Repeat every line, exactly, from the very first through the one where "95, 96, 97.2];" appears. Add nothing else.
────────────────────────────────────────
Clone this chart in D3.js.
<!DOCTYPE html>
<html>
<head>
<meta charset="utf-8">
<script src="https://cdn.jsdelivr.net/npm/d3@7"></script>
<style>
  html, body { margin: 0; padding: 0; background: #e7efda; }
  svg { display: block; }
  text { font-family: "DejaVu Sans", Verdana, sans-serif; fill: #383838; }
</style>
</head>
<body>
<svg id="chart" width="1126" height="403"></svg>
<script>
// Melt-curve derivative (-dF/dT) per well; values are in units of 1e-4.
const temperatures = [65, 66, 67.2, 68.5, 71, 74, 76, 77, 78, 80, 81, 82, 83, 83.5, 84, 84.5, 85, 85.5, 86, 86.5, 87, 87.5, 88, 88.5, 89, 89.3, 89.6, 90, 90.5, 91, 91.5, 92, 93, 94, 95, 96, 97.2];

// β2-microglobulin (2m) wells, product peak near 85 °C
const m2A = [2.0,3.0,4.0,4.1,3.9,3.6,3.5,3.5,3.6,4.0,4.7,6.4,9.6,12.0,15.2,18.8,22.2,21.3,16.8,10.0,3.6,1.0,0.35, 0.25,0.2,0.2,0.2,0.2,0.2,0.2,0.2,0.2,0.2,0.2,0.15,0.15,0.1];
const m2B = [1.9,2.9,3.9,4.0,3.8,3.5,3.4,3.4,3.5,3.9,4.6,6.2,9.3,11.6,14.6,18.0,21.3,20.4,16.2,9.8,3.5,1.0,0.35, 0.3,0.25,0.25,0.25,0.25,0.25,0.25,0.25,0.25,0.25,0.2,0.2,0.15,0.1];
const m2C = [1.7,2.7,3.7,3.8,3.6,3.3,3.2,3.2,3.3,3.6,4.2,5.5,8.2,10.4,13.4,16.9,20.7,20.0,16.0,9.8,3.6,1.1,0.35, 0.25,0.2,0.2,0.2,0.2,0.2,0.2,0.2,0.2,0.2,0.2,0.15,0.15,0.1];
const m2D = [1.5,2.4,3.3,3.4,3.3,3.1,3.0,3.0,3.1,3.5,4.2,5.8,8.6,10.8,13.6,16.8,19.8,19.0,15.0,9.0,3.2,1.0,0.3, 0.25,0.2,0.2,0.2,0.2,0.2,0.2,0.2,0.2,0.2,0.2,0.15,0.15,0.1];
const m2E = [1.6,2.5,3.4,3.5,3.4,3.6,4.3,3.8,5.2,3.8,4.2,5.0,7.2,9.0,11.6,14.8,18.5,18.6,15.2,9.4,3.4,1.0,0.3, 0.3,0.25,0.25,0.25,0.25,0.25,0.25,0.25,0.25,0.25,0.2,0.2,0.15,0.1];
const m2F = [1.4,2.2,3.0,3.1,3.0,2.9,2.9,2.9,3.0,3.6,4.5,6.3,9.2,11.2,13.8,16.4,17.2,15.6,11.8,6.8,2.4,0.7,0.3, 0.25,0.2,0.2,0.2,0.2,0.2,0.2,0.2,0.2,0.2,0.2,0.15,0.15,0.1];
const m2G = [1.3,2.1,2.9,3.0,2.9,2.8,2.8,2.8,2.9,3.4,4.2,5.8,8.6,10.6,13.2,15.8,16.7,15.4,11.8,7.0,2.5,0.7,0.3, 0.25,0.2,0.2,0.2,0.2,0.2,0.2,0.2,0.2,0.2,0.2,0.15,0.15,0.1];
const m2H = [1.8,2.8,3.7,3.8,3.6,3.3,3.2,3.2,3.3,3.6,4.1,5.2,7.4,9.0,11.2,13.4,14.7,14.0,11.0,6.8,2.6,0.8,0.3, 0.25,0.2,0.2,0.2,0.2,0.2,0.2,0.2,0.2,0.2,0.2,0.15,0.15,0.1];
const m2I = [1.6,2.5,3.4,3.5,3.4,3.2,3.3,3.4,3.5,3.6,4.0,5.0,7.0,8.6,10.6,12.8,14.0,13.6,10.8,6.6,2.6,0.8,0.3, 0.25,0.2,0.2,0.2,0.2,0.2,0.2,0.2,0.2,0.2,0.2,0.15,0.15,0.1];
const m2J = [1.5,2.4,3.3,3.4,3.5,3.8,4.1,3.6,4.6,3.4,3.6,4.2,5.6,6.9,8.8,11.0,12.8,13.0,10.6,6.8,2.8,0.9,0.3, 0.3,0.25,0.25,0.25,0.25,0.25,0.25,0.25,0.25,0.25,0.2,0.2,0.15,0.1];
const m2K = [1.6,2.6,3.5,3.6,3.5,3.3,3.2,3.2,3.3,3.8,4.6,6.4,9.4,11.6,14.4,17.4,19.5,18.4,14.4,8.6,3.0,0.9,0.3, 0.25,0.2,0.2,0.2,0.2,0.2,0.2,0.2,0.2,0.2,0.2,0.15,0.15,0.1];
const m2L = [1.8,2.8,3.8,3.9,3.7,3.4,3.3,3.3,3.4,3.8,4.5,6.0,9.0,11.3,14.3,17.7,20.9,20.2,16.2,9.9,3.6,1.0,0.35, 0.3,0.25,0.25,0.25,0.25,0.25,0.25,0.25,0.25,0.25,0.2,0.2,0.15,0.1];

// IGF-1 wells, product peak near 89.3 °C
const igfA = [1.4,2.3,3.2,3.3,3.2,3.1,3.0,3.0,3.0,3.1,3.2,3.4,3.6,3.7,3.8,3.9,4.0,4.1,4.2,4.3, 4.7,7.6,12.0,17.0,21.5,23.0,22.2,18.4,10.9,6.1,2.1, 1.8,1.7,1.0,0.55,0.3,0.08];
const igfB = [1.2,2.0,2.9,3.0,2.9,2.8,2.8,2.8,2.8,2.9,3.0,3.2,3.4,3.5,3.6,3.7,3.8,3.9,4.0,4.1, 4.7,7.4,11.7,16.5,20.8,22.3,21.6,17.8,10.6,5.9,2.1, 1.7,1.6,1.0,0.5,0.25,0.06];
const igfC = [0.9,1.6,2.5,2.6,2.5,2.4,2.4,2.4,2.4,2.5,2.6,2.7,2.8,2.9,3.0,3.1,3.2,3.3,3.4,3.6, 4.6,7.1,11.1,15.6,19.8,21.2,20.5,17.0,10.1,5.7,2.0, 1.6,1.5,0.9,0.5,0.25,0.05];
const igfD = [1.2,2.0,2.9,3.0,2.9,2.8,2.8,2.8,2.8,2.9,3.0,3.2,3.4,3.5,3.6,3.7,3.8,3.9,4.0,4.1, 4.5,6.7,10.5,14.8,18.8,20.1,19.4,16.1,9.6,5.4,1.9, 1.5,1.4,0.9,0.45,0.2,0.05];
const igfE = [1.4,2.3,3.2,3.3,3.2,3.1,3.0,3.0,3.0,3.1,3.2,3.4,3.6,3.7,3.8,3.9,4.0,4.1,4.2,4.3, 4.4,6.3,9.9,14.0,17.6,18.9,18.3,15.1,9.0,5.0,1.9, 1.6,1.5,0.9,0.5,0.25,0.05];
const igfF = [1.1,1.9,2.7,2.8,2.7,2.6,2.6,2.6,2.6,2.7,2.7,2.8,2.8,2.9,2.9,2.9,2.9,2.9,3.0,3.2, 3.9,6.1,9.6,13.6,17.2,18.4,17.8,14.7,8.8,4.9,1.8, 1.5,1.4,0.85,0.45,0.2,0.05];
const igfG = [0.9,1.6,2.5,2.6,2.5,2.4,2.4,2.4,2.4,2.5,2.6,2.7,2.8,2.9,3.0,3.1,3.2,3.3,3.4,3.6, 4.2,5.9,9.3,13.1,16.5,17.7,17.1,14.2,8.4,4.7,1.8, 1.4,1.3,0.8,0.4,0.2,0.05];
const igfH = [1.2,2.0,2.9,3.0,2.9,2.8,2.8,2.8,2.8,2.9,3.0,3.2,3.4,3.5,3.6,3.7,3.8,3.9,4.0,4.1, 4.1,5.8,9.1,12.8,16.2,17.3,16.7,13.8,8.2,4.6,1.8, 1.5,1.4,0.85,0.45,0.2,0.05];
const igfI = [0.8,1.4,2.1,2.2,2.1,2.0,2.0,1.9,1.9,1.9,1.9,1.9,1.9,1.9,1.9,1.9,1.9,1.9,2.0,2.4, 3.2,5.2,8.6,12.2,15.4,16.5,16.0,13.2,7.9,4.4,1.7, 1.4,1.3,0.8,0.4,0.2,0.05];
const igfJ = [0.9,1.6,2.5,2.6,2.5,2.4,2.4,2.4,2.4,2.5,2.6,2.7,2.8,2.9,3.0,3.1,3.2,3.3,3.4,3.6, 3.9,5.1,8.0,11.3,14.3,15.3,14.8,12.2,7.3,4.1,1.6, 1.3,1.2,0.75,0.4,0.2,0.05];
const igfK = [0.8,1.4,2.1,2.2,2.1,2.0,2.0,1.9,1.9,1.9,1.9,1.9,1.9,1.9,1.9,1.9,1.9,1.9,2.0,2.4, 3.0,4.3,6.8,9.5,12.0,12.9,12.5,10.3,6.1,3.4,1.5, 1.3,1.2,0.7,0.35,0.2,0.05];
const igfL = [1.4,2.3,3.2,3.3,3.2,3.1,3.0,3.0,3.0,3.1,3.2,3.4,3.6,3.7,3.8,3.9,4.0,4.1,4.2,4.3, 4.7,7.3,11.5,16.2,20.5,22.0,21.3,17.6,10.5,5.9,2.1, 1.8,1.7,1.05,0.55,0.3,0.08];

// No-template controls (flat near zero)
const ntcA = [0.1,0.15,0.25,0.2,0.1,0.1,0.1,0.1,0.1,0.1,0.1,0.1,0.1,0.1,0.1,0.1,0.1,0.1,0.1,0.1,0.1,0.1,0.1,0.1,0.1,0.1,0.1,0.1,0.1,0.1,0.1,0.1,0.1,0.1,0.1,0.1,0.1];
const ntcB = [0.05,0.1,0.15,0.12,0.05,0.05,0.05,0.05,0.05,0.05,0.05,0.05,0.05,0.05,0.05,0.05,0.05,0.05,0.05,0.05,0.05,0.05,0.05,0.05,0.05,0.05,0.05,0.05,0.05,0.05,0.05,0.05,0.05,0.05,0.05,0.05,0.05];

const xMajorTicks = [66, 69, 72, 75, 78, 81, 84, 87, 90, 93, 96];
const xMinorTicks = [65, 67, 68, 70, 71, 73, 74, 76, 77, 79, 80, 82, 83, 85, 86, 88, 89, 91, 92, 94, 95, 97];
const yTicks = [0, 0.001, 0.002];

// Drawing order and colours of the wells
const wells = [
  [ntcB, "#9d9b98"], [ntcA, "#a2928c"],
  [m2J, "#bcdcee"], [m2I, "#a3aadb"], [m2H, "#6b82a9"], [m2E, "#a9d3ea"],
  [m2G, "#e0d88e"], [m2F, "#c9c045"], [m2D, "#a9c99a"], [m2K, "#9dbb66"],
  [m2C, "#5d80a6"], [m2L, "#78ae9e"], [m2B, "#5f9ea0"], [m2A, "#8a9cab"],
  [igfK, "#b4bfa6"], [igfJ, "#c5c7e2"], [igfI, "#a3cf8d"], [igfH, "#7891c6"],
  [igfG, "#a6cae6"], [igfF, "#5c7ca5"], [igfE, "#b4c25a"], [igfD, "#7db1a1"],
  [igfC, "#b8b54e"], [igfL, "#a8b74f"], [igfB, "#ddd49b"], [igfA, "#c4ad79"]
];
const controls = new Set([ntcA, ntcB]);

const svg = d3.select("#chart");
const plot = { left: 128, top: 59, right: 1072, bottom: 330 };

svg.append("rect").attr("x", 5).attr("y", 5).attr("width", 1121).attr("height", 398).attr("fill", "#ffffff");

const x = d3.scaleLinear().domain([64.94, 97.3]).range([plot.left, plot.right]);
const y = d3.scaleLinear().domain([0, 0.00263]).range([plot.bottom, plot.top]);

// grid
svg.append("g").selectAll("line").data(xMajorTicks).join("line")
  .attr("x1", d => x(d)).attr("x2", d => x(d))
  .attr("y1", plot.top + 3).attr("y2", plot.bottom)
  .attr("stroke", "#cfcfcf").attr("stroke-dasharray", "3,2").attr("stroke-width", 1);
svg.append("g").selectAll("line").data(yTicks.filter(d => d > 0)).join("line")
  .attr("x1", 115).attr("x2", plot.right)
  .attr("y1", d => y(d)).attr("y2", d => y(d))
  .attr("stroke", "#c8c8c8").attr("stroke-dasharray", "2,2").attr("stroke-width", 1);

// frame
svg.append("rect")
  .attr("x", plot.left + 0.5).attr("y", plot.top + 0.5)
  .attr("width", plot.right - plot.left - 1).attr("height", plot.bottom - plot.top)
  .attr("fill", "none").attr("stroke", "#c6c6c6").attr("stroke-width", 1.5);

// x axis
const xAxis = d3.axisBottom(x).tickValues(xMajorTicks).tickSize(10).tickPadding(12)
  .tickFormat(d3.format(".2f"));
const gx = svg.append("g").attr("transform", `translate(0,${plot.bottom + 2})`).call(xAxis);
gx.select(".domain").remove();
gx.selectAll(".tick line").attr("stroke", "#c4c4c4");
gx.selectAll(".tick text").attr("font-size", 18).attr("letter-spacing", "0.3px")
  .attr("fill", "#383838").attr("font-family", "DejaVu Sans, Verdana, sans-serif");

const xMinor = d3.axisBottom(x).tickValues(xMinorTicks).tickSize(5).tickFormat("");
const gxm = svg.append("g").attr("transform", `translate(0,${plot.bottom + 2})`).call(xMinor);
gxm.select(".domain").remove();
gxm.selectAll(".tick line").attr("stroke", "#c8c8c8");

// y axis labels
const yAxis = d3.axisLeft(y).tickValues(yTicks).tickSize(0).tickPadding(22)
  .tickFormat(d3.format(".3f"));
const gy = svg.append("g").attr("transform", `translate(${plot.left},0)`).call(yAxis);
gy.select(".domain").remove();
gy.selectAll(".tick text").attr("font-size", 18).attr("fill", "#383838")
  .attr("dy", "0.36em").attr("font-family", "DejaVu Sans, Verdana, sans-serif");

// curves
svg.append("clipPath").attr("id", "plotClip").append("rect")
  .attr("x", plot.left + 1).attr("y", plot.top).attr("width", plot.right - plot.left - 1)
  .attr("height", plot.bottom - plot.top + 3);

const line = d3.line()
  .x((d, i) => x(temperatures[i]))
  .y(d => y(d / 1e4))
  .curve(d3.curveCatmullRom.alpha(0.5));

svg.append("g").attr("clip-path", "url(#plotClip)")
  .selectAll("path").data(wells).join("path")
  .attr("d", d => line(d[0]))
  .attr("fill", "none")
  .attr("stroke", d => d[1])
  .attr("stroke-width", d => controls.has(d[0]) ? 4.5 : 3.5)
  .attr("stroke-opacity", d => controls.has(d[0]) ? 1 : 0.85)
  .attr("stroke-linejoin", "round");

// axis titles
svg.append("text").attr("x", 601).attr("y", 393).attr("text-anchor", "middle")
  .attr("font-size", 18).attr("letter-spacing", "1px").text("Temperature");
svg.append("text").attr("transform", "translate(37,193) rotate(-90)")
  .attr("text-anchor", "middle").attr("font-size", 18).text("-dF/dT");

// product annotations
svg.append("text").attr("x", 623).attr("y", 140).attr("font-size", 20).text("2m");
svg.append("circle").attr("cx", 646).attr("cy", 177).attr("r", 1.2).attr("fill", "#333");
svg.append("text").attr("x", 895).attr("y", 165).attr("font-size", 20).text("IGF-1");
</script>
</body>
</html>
────────────────────────────────────────
* **The solution**:
Clone this chart in D3.js.
<!DOCTYPE html>
<html>
<head>
<meta charset="utf-8">
<script src="https://cdn.jsdelivr.net/npm/d3@7"></script>
<style>
  html, body { margin: 0; padding: 0; background: #e7efda; }
  svg { display: block; }
  text { font-family: "DejaVu Sans", Verdana, sans-serif; fill: #383838; }
</style>
</head>
<body>
<svg id="chart" width="1126" height="403"></svg>
<script>
// Melt-curve derivative (-dF/dT) per well; values are in units of 1e-4.
const temperatures = [65, 66, 67.2, 68.5, 71, 74, 76, 77, 78, 80, 81, 82, 83, 83.5, 84, 84.5, 85, 85.5, 86, 86.5, 87, 87.5, 88, 88.5, 89, 89.3, 89.6, 90, 90.5, 91, 91.5, 92, 93, 94, 95, 96, 97.2];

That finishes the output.